Os emèrès apresentam algumas características específicas: costumam dormir de olhos abertos, falam sozinhos, não sentem falta de amigos e não aceitam repressão. Se alguém fizer mal a um Àbíkú, esse mal retorna para a pessoa que fez. Costumam ter controle da própria vida, pressentindo tudo que se passa com eles. Controlam sua fome, seu sono, sua alegria e são capazes de simular e curar uma doença. Às vezes, ficam doentes para castigar a família. Possuem um círculo de amizades muito restrito se for uma pessoa iniciada, pode chegar à idade adulta muito bem preparada para a vida.

A sociedade dos àbíkú é chamada de Egbé Òrún dos àbíkú e seu protetor é Aragbo, cuja função é a criança no Àyié. Com esse culto mantêm os àbíkú no Àyié. Durante a sua geração dá-se início a pactos que impedem a sua morte. Reconhecendo-se esse fato, fazem-se os procedimentos para mantê-lo vivo. O culto é à sociedade, que controla a vida do àbíkú e esse pacto é quebrado, por meio de ebó, para liberar a criança. Nos rituais onde se agrada Aragbo, com determinadas comidas, todos comem, divindindo àṣẹ̀, distribuindo energia positiva. As oferendas funcionam como ritual de troca para manter o àbíkú no Àyié. Quando a morte do àbíkú não é afastada, os membros da sociedade vêm buscá-lo.
Verger ³₆ relata uma cerimônia feita para Àbíkú, em conjunto com Ìbejì, pela tanyinnon ³₇ encarregada do culto aos deuses protetores de uma família tradicional do bairro Houéta, em Porto Novo no Benin.
Em um canto da peça principal, oito estatuetas de madeira com 20 centímetros de altura eram colocadas sobre uma banqueta de barro. Todos vestidos de panos da mesma qualidade, mostrando pela uniformidade de suas vestimentas, pertencer a mesma sociedade (Egbé). Seis destas estatuetas representam ábíkús e as outras duas ibeji. As oferendas consistiam de:

• Oká (pasta de inhame).
• Obèlá (espécie de caruru).
• Èkuru (feijão moído e cozido nas folhas).
• Eran dindi, eja dindin (carne e peixes fritos).

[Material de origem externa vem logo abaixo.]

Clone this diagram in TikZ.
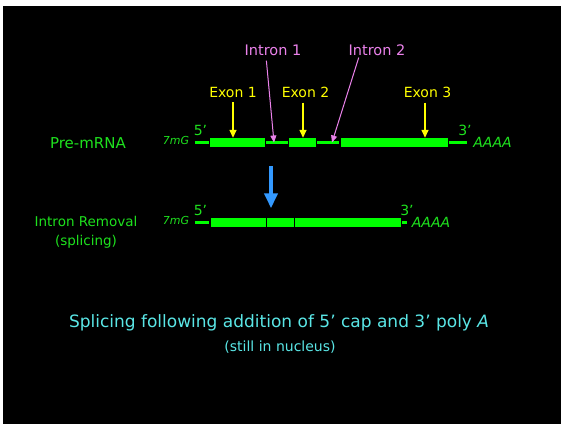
\documentclass[tikz,border=0pt]{standalone}
\usepackage{fontspec}
\setmainfont{DejaVu Sans}
\usetikzlibrary{arrows.meta}
\definecolor{gbox}{RGB}{0,255,0}
\definecolor{gtxt}{RGB}{30,225,30}
\definecolor{ytxt}{RGB}{255,255,0}
\definecolor{ptxt}{RGB}{235,130,235}
\definecolor{barrow}{RGB}{51,153,255}
\definecolor{ctxt}{RGB}{90,230,230}
\tikzset{
  exon/.style={rectangle,fill=gbox,inner sep=0pt,minimum height=9pt},
  splitbox/.style={rectangle,fill=gbox,draw=black,line width=0.7pt,inner sep=0pt,minimum height=9.7pt},
  thin/.style={rectangle,fill=gbox,inner sep=0pt,minimum height=2.6pt},
  lab/.style={inner sep=1pt,font=\fontsize{#1}{#1}\selectfont},
  exlab/.style={lab=14,text=ytxt},
  inlab/.style={lab=14.5,text=ptxt},
  yarrow/.style={draw=ytxt,line width=1.4pt,-{Triangle[width=7pt,length=8pt]}},
  parrow/.style={draw=ptxt,line width=1pt,-{Triangle[width=6pt,length=7pt]}},
  barrowst/.style={draw=barrow,line width=4pt,-{Triangle[width=13pt,length=15pt]}},
  gtext/.style={lab=#1,text=gtxt},
}
\begin{document}
\begin{tikzpicture}[x=1pt,y=-1pt]
\useasboundingbox (0,0) rectangle (561,424);
\fill[white] (0,0) rectangle (561,424);
\fill[black] (3,6) rectangle (561,424);

% Pre-mRNA row
\node[thin,minimum width=14pt] (lead1) at (202,142.5) {};
\node[exon,minimum width=55pt] (e1) at (237.5,142.5) {};
\node[thin,minimum width=22pt] (i1) at (277,142.5) {};
\node[exon,minimum width=27pt] (e2) at (302.5,142.5) {};
\node[thin,minimum width=22pt] (i2) at (328,142.5) {};
\node[exon,minimum width=107pt] (e3) at (394.5,142.5) {};
\node[thin,minimum width=18pt] (tail1) at (458,142.5) {};

\node[gtext=15] (pre) at (88,143) {Pre-mRNA};
\node[gtext=11] (cap1) at (176,140) {\itshape 7mG};
\node[gtext=14] (five1) at (200.5,130) {5’};
\node[gtext=14] (three1) at (465,130) {3’};
\node[gtext=14] (poly1) at (492.5,142.5) {\itshape AAAA};

\node[exlab] (x1) at (233,92) {Exon 1};
\node[exlab] (x2) at (305.5,92) {Exon 2};
\node[exlab] (x3) at (427.5,92) {Exon 3};
\draw[yarrow,shorten <=4pt] (x1.south) -- (x1.south |- e1.north);
\draw[yarrow,shorten <=4pt] ([xshift=-2.5pt]x2.south) -- ([xshift=-2.5pt]x2.south |- e2.north);
\draw[yarrow,shorten <=4pt] ([xshift=-2.5pt]x3.south) -- ([xshift=-2.5pt]x3.south |- e3.north);

\node[inlab] (n1) at (273,50) {Intron 1};
\node[inlab] (n2) at (377,50) {Intron 2};
\draw[parrow,shorten <=4pt] ([xshift=-7pt]n1.south) -- ([xshift=-3pt]i1.center);
\draw[parrow,shorten <=1pt] ([xshift=-18pt]n2.south) -- ([xshift=4pt]i2.center);

% splicing arrow
\coordinate (bstart) at (271,166);

% Spliced row
\node[thin,minimum width=14pt] (lead2) at (202,222.5) {};
\node[splitbox,minimum width=56pt] (b1) at (238,222.5) {};
\node[splitbox,minimum width=28pt] (b2) at (280,222.5) {};
\node[splitbox,minimum width=107pt] (b3) at (347.5,222.5) {};
\node[thin,minimum width=5pt] (tail2) at (404.5,222.5) {};
\draw[barrowst] (bstart) -- ([yshift=9pt]bstart |- b1.north);

\node[gtext=13.5] (rem) at (86,221) {Intron Removal};
\node[gtext=13.5] (spl) at (86,242) {(splicing)};
\node[gtext=11] (cap2) at (176,220) {\itshape 7mG};
\node[gtext=14] (five2) at (200.5,210) {5’};
\node[gtext=14] (three2) at (407,210) {3’};
\node[gtext=14] (poly2) at (431,222.5) {\itshape AAAA};

% bottom text
\node[lab=17,text=ctxt] (cap) at (279,323) {Splicing following addition of 5’ cap and 3’ poly \textit{A}};
\node[lab=14,text=ctxt] (nuc) at (280,347) {(still in nucleus)};
\end{tikzpicture}
\end{document}
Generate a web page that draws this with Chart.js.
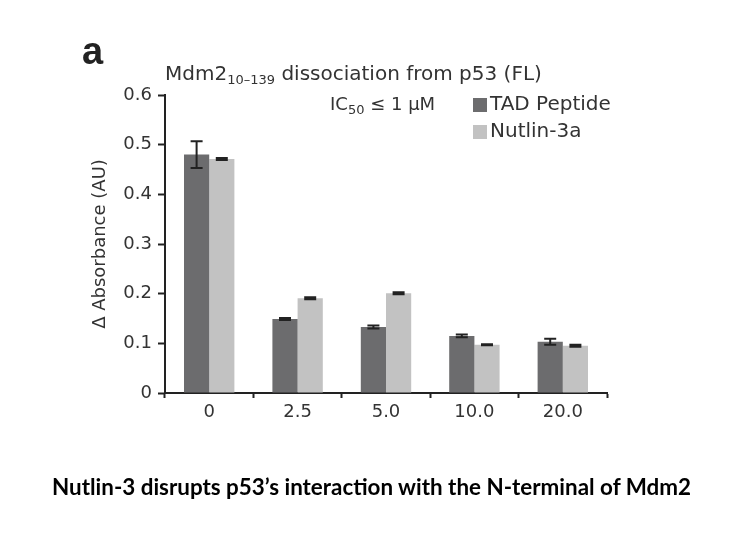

Depois da prece de tanyionnon e da oferenda de parte desta comida às estatuetas, foram distribuídas pela assistência. Em sua prece tinha invocado Sàlàkó, que com Tàlàbi são os nomes dados aos meninos e meninas que vem ao mundo com pedaços de membrana rompida sobre a cabeça; circunstância expecpcional do seu nascimento que os aproxima da sociedade dos ábíkú.
Uma sacerdotisa de Ọbàtálá assistiu à cerimônia sublinhando as ligações existentes entre o Oríṣá da criação; as pessoas de corpos mal formados, corcundas, alijados, albinos e aqueles cujo nascimento é anomal (àbíkú e ibeji).
Em ocasiões especiais na vida do àbíkú, há o perigo de acidentes, ameaças, porque no universo paralelo há uma inversão de sentimentos. São necessárias então oferendas para que não ocorra morte prematura.

• Texto extraído do livro Adekunle, Otunba, Ifá Filosofia e Ciência de Vida. 1.ed. São Paulo, 2005.